How’s that for a double-whammy?
So the reason why Millennials aren’t saving and/or splashing the cash isn’t because they’ve combined the worst habits of the spendthrift and the skinflint, it’s because they’re too busy paying the rent and paying off their student loans.
Noting the markedly Left-wing politics of this generation, Thompson asks “is it any wonder that Millennials are eager to overthrow a system that has duped them into a story of permanent progress, thrown them into debt, depressed their wages, separated them from the trappings of adulthood…?”
An excellent point, but I wonder if there’s that much of a difference between the neo-socialist promise of more free stuff from the state – and what neoliberal politics has offered to older, richer voters.

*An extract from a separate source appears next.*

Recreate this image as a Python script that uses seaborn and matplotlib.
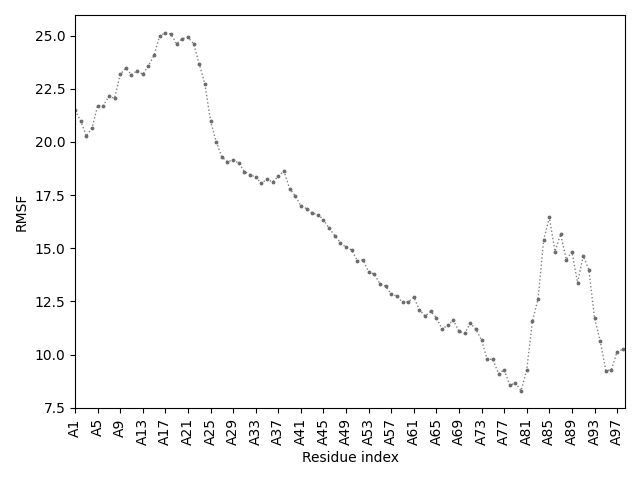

Think about the huge and lightly-taxed accumulation of property wealth – or the inflation of asset values caused by easy credit policies and quantitative easing. That too is ‘free stuff’ for those old enough and fortunate enough to hold wealth.
The case for taxing wealth
The great achievement of neoliberalism, globalisation, automation and all the rest of it has been to lower the costs of production. Stuff has become cheap and a lot of digital stuff is free. Capitalism has produced abundance beyond our ancestors’ dreams. Unfortunately we’ve allowed those who control economic bottlenecks like land and educational accreditation to extract far too much of the value that capitalism creates.
The next generation of consumers have been left with too little to provide the demand that is the essential counterpart to supply.